One of the funniest books I have read discusses (of all things) the use and misuse of punctuation – Eats, Shoots and Leaves by Lynn Truss. The title of this post reminds me of that book. Not that this post has anything to do with punctuation, although I do try my best to use commas, semicolons, dashes and full stops appropriately.
The subject of this post is pea shoots. Pea shoots begin to appear around this time of year – those tender green tips of young pea plants. They are generally eaten raw in salads and have a mild pea flavor. I love their freshness, but often wondered what they would be like cooked.
The Duck comes in the form of stock made from a duck roasted in a clay pot that I made earlier following the instructions posted by Celia @ Fig Jam & Lime Cordial. This (highly recommended) method produces not only a succulent duck, but also two useful byproducts: duck fat and a rich stock that gelatinises when cooled.
Put the two together and you get a wonderful Spring risotto.
Spring Duck & Pea Shoot Risotto
This is based on a classic risotto primavera, but I’ve modified it to suit the Spring vegetables I had to hand and the rich duck stock I had in the freezer.
- 2 shallots
- 2 cups chopped oyster mushrooms
- 2 Tablespoons olive oil
- 1-1/2 cups risotto rice
- 1 cup white wine
- 6 to 8 asparagus stalks
- 3 cups duck broth
- Salt & Pepper
- 2 cups pea shoots
- 1 Tablespoon butter
- 1/2 cup freshly grated Parmesan cheese
Chop shallots finely. Slice the oyster mushrooms into strips. I used young, baby oyster mushrooms rather than the tougher larger ones. Meanwhile, put the duck stock into a saucepan and bring to a simmer.

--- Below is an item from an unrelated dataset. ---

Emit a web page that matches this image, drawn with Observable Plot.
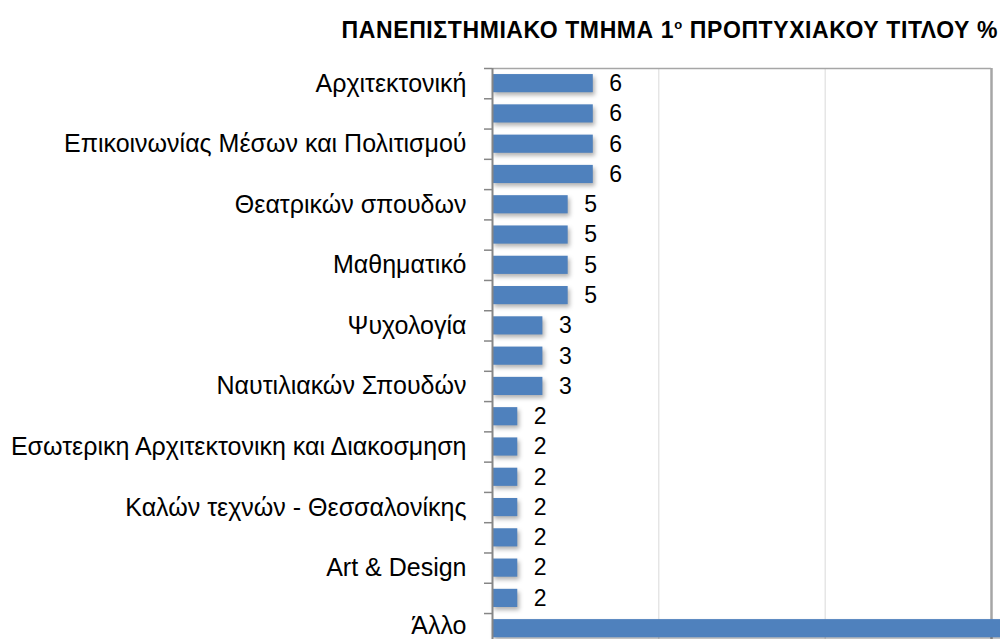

Sauté these in the olive oil in a wide pot on medium heat. When the shallots are softened and translucent, add the rice.
Stir to coat the rice with the oil, then add the wine. Stir and let the rice absorb most of the liquid. Add the asparagus which has been chopped into 1 inch segments. Adding a ladle (approximately 1/2 cup) of stock at a time, continue cooking, stirring occasionally and letting the rice absorb the stock.
When the stock has been completely used, the rice absorbing most of the liquid, test to see if the rice is cooked by biting into a grain. It should be firm, but not hard. Adjust seasoning by adding salt and pepper. Throw in the chopped pea shoots and stir. They only need a little time to wilt them. Add the butter and once this melts, add the grated Parmesan cheese. Stir to allow the cheese to melt and then serve.